- **Stated goal**
Extract every line where the string "chart" appears.

- **Given data**

⁂

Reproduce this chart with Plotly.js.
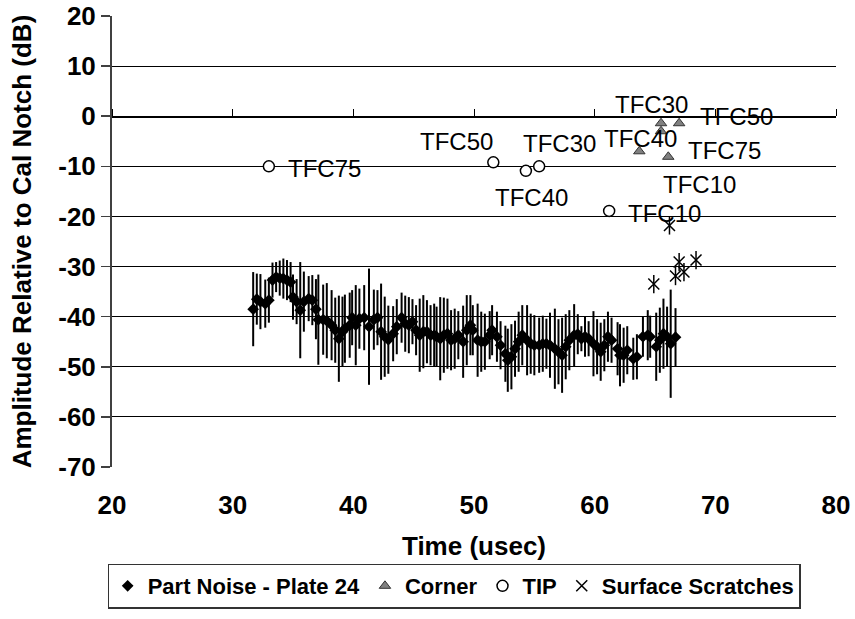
<!DOCTYPE html>
<html>
<head>
<meta charset="utf-8">
<script src="https://cdn.plot.ly/plotly-3.0.1.min.js"></script>
<style>
html,body{margin:0;padding:0;background:#fff;}
#chart{width:855px;height:619px;}
</style>
</head>
<body>
<div id="chart"></div>
<script>
// ---- data ----
const noiseX = [31.7,32.0,32.3,32.7,33.0,33.3,33.6,33.9,34.2,34.5,
  34.8,35.0,35.3,35.6,35.9,36.3,36.6,36.9,37.1,37.5,
  37.8,38.2,38.5,38.8,39.1,39.3,39.7,39.9,40.2,40.5,
  40.9,41.3,41.7,42.0,42.3,42.6,42.9,43.3,43.6,44.0,
  44.3,44.6,44.9,45.2,45.5,45.8,46.1,46.4,46.7,46.9,
  47.2,47.5,47.8,48.1,48.4,48.7,49.1,49.4,49.7,49.9,
  50.3,50.6,50.9,51.3,51.5,51.9,52.2,52.6,52.8,53.1,
  53.4,53.7,54.0,54.4,54.7,55.0,55.4,55.7,56.0,56.3,
  56.7,57.0,57.3,57.6,57.9,58.3,58.6,58.9,59.2,59.5,
  59.9,60.2,60.5,60.8,61.1,61.4,61.9,62.1,62.4,62.7,
  63.2,63.5,64.0,64.4,64.6,65.1,65.4,65.7,66.0,66.3,
  66.7];
const noiseY = [-38.5,-36.5,-37.0,-37.4,-36.7,-32.7,-32.1,-32.3,-32.4,-32.7,
  -33.1,-36.1,-37.0,-38.7,-37.0,-36.4,-36.7,-38.5,-40.6,-40.6,
  -40.8,-41.7,-42.7,-44.4,-43.0,-42.4,-41.7,-40.2,-41.7,-40.4,
  -40.2,-42.0,-40.6,-40.2,-43.0,-44.0,-44.6,-43.4,-42.0,-40.2,
  -41.4,-41.7,-41.0,-42.7,-43.7,-43.0,-43.0,-43.7,-43.7,-44.0,
  -44.4,-43.7,-43.4,-44.7,-44.4,-43.7,-45.0,-42.7,-41.7,-42.7,
  -44.7,-45.0,-45.0,-43.7,-42.7,-44.0,-45.7,-47.4,-48.7,-48.0,
  -46.4,-45.0,-43.7,-44.7,-45.4,-45.7,-45.7,-45.4,-45.4,-45.7,
  -46.4,-47.0,-47.7,-46.0,-44.7,-43.7,-43.5,-44.4,-44.0,-44.4,
  -45.4,-46.0,-47.0,-45.7,-44.0,-44.7,-46.4,-47.7,-47.7,-46.7,
  -48.4,-48.0,-44.0,-43.7,-44.0,-46.0,-44.7,-43.4,-44.0,-45.4,
  -44.1];
const noiseErr = [7.4,5.1,5.5,4.8,4.5,3.5,3.0,3.5,4.0,4.0,
  4.0,4.5,4.5,9.6,6.0,4.5,5.0,6.0,9.0,7.0,
  7.5,7.0,6.5,8.6,7.0,6.8,6.5,5.5,8.0,6.0,
  6.5,11.6,6.0,5.5,9.6,8.0,6.8,5.5,5.5,5.0,
  5.6,5.6,4.5,5.0,7.3,7.3,6.3,6.0,6.3,6.0,
  8.3,7.5,7.0,6.0,6.0,4.8,7.2,7.0,6.0,5.0,
  7.3,6.0,5.6,4.8,5.0,5.0,4.8,5.6,6.3,6.5,
  5.6,6.0,6.0,7.0,6.0,6.0,5.5,5.6,5.0,6.5,
  8.0,6.5,7.5,6.5,6.0,6.2,4.0,2.5,4.0,3.5,
  6.5,5.5,5.8,5.2,5.0,4.5,5.3,6.2,5.5,4.8,
  4.2,4.5,4.0,5.0,4.2,6.8,6.5,7.0,6.0,10.8,
  5.8];

const cornerLabels = ["TFC30","TFC10","TFC50","TFC40","TFC75"];
const cornerX = [65.5,65.5,67.0,63.7,66.1];
const cornerY = [-1.4,-3.0,-1.4,-7.0,-8.1];

const tipLabels = ["TFC75","TFC50","TFC40","TFC30","TFC10"];
const tipX = [33.0,51.6,54.3,55.4,61.2];
const tipY = [-10.0,-9.2,-10.9,-10.0,-18.9];

const scratchX = [66.2,64.9,67.0,68.4,66.7,67.4];
const scratchY = [-21.8,-33.5,-29.1,-28.7,-31.9,-31.1];

// label text positions (left edge, vertical middle) for the data labels
const tipLabelX = [34.4,45.35,51.6,53.9,62.6];
const tipLabelY = [-10.4,-5.1,-16.2,-5.5,-19.4];
const cornerLabelX = [61.5,65.5,68.55,60.57,67.6];
const cornerLabelY = [2.4,-13.6,0.0,-4.45,-6.9];

const xTicks = [20,30,40,50,60,70,80];
const yTicks = [-70,-60,-50,-40,-30,-20,-10,0,10,20];
const xRange = [20,80];
const yRange = [-70,20];

const FONT = "Arial, 'Liberation Sans', sans-serif";
const BOLD = {family: FONT, size: 26, weight: "bold", color: "#000"};

const traces = [
  {
    name: "Part Noise - Plate 24", x: noiseX, y: noiseY, type: "scatter", mode: "markers",
    marker: {symbol: "diamond", size: 9, color: "#000"},
    error_y: {type: "data", array: noiseErr, visible: true, color: "#000", thickness: 2, width: 0},
    xaxis: "x2", yaxis: "y"
  },
  {
    name: "Corner", x: cornerX, y: cornerY, type: "scatter", mode: "markers",
    marker: {symbol: "triangle-up", size: 10, color: "#808080", line: {color: "#333", width: 1}}
  },
  {
    name: "TIP", x: tipX, y: tipY, type: "scatter", mode: "markers",
    marker: {symbol: "circle", size: 11, color: "#fff", line: {color: "#000", width: 1.5}}
  },
  {
    name: "Surface Scratches", x: scratchX, y: scratchY, type: "scatter", mode: "markers",
    legendgroup: "scr",
    marker: {symbol: "x-thin-open", size: 11, color: "#000", line: {color: "#000", width: 1.5}}
  },
  {
    name: "Surface Scratches", x: scratchX, y: scratchY, type: "scatter", mode: "markers",
    legendgroup: "scr", showlegend: false,
    marker: {symbol: "line-ns-open", size: 13, color: "#000", line: {color: "#000", width: 1.5}}
  }
];

const annotations = [];
tipLabels.forEach((t, i) => annotations.push({
  x: tipLabelX[i], y: tipLabelY[i], xref: "x", yref: "y", text: t, showarrow: false,
  xanchor: "left", yanchor: "middle", font: {family: FONT, size: 24, color: "#000"}
}));
cornerLabels.forEach((t, i) => annotations.push({
  x: cornerLabelX[i], y: cornerLabelY[i], xref: "x", yref: "y", text: t, showarrow: false,
  xanchor: "left", yanchor: "middle", font: {family: FONT, size: 24, color: "#000"}
}));

const zeroPos = (0 - yRange[0]) / (yRange[1] - yRange[0]);

const layout = {
  width: 855, height: 619,
  margin: {l: 112, r: 19, t: 16, b: 152, autoexpand: false},
  paper_bgcolor: "#fff", plot_bgcolor: "#fff",
  font: {family: FONT, color: "#000"},
  showlegend: true,
  xaxis: {
    range: xRange, tickvals: xTicks, ticktext: xTicks.map(String),
    showgrid: false, zeroline: false, showline: false,
    ticks: "", ticklabelstandoff: 20, automargin: false,
    tickfont: BOLD,
    title: {text: "Time (usec)", font: BOLD, standoff: 17}
  },
  xaxis2: {
    range: xRange, matches: "x", overlaying: "x", anchor: "free", position: zeroPos, side: "top",
    tickvals: xTicks, ticks: "outside", ticklen: 7, tickwidth: 1, tickcolor: "#000",
    showticklabels: false, showgrid: false, zeroline: false, automargin: false,
    showline: true, linecolor: "#000", linewidth: 1.5
  },
  yaxis: {
    range: yRange, tickvals: yTicks, ticktext: yTicks.map(String),
    showgrid: true, gridcolor: "#000", gridwidth: 1, automargin: false,
    zeroline: false, showline: true, linecolor: "#404040", linewidth: 2,
    ticks: "outside", ticklen: 9, tickwidth: 1.5, tickcolor: "#404040",
    tickfont: BOLD,
    title: {text: "Amplitude Relative to Cal Notch (dB)", font: BOLD, standoff: 19}
  },
  legend: {
    orientation: "h", xref: "paper", yref: "paper",
    x: -0.006, xanchor: "left", y: -0.214, yanchor: "top",
    bordercolor: "#333", borderwidth: 1.5, bgcolor: "#fff",
    font: {family: FONT, size: 22, weight: "bold", color: "#000"},
    itemwidth: 30, tracegroupgap: 0
  },
  annotations: annotations
};

Plotly.newPlot("chart", traces, layout, {displayModeBar: false, staticPlot: true});
</script>
</body>
</html>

⁂

- **The solution**
Reproduce this chart with Plotly.js.
#chart{width:855px;height:619px;}
<div id="chart"></div>
Plotly.newPlot("chart", traces, layout, {displayModeBar: false, staticPlot: true});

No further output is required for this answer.